Fans of the Borussia Dortmund club are believed to have created the stickers showing the teenage Holocaust diarist in a Schalke team jersey. Borussia Dortmund reportedly has a number of neo-Nazis as part of its hardcore fan base.

Photos of the stickers were first posted on the German blog Ruhr Barone.de.

German police are investigating the incident, according to reports. Anti-Semitism is a crime in Germany, as is Holocaust denial.

Last week a passage from “The Diary of Anne Frank” was read out prior to all soccer games – youth games, amateur and professional —  throughout Italy after fans of the Lazio club posted stickers around Rome’s Olympic Stadium showing Anne Frank wearing the shirt of the Roma team. The teams share the stadium. Roma is often associated with being left wing and Jewish.

Also in response, Lazio President Claudio Lotito visited Rome’s main synagogue, where he laid a wreath of flowers in memory of Holocaust victims and condemned the actions of the fans. He also said the team would take 200 fans per year to visit Auschwitz.

However, after the synagogue visit, the Italian daily Il Messaggero released a recording of Lotito calling it a “charade.” Lotito denied it was his voice on the recording.

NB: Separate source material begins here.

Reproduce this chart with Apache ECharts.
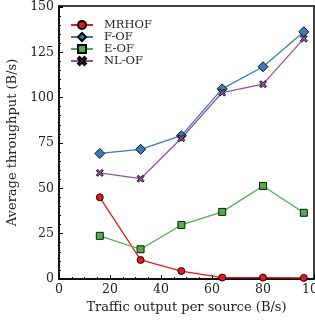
<!DOCTYPE html>
<html><head><meta charset="utf-8">
<script src="https://cdn.jsdelivr.net/npm/echarts@6/dist/echarts.min.js"></script>
<style>html,body{margin:0;padding:0;background:#fff}#c{width:315px;height:323px}</style>
</head><body><div id="c"></div>
<script>
var xValues = [16, 32, 48, 64, 80, 96];
var mrhof = [45.0, 10.5, 4.4, 0.8, 0.8, 0.6];
var fof = [69.2, 71.5, 79.0, 104.8, 117.0, 136.3];
var eof = [23.8, 16.4, 29.8, 37.0, 51.3, 36.5];
var nlof = [58.5, 55.3, 77.6, 102.8, 107.4, 132.5];
var seriesNames = ['MRHOF', 'F-OF', 'E-OF', 'NL-OF'];
var xTicks = [0, 20, 40, 60, 80, 100];
var yTicks = [0, 25, 50, 75, 100, 125, 150];

var font = 'DejaVu Serif';
var xShape = 'path://M2,0 L5,3 L8,0 L10,2 L7,5 L10,8 L8,10 L5,7 L2,10 L0,8 L3,5 L0,2 Z';
function pairs(v){ return xValues.map(function(x,i){ return [x, v[i]]; }); }
function mk(name, data, color, symbol, size){
  return {
    name: name, type: 'line', data: pairs(data), symbol: symbol, symbolSize: size,
    lineStyle: {color: color, width: 1.3},
    itemStyle: {color: color, borderColor: '#000', borderWidth: 0.9},
    emphasis: {disabled: true}, animation: false, z: 3
  };
}
var chart = echarts.init(document.getElementById('c'), null, {renderer: 'canvas'});
chart.setOption({
  animation: false,
  grid: {left: 59, right: 1, top: 6, bottom: 44, show: true, borderColor: '#000', borderWidth: 1.5,
    backgroundColor: 'transparent', containLabel: false, outerBoundsMode: 'none'},
  legend: {
    orient: 'vertical', left: 70, top: 19, padding: 0, itemWidth: 22, itemHeight: 10, itemGap: 0,
    textStyle: {fontFamily: font, fontSize: 11.5, color: '#222', lineHeight: 12, padding: [0,0,0,6]},
    data: seriesNames
  },
  xAxis: {
    type: 'value', min: 0, max: 100, interval: 20,
    name: 'Traffic output per source (B/s)', nameLocation: 'middle', nameGap: 21,
    nameTextStyle: {fontFamily: font, fontSize: 13, color: '#222'},
    axisLine: {show: true, lineStyle: {color: '#000', width: 1.5}},
    axisTick: {show: true, inside: true, length: 4, lineStyle: {color: '#000'}},
    minorTick: {show: true, splitNumber: 4, length: 2, lineStyle: {color: '#000'}},
    splitLine: {show: false},
    axisLabel: {fontFamily: font, fontSize: 12.5, color: '#222', margin: 4, showMaxLabel: true,
      formatter: function(v){ return xTicks.indexOf(v) >= 0 ? String(v) : ''; }}
  },
  yAxis: {
    type: 'value', min: 0, max: 150.5, interval: 25,
    name: 'Average throughput (B/s)', nameLocation: 'middle', nameGap: 34,
    nameTextStyle: {fontFamily: font, fontSize: 13, color: '#222'},
    axisLine: {show: true, lineStyle: {color: '#000', width: 1.5}},
    axisTick: {show: true, inside: true, length: 4, lineStyle: {color: '#000'}},
    minorTick: {show: true, splitNumber: 5, length: 2, lineStyle: {color: '#000'}},
    splitLine: {show: false},
    axisLabel: {fontFamily: font, fontSize: 12.5, color: '#222', margin: 5, showMaxLabel: true,
      formatter: function(v){ return yTicks.indexOf(v) >= 0 ? String(v) : ''; }}
  },
  series: [
    mk(seriesNames[0], mrhof, '#e41a1c', 'circle', 7),
    mk(seriesNames[1], fof, '#377eb8', 'diamond', 10),
    mk(seriesNames[2], eof, '#4daf4a', 'rect', 7),
    mk(seriesNames[3], nlof, '#984ea3', xShape, 7)
  ]
});
</script></body></html>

Soccer fans at two matches last week also ignored the “Diary of Anne Frank” readings. At a game between Roma and the Calabria-based Crotone, fans shouted team chants during the readings at the same stadium where the stickers were displayed. At a game between Lazio and Juventus, fans of the latter team turned their backs and sang the country’s national anthem during the reading.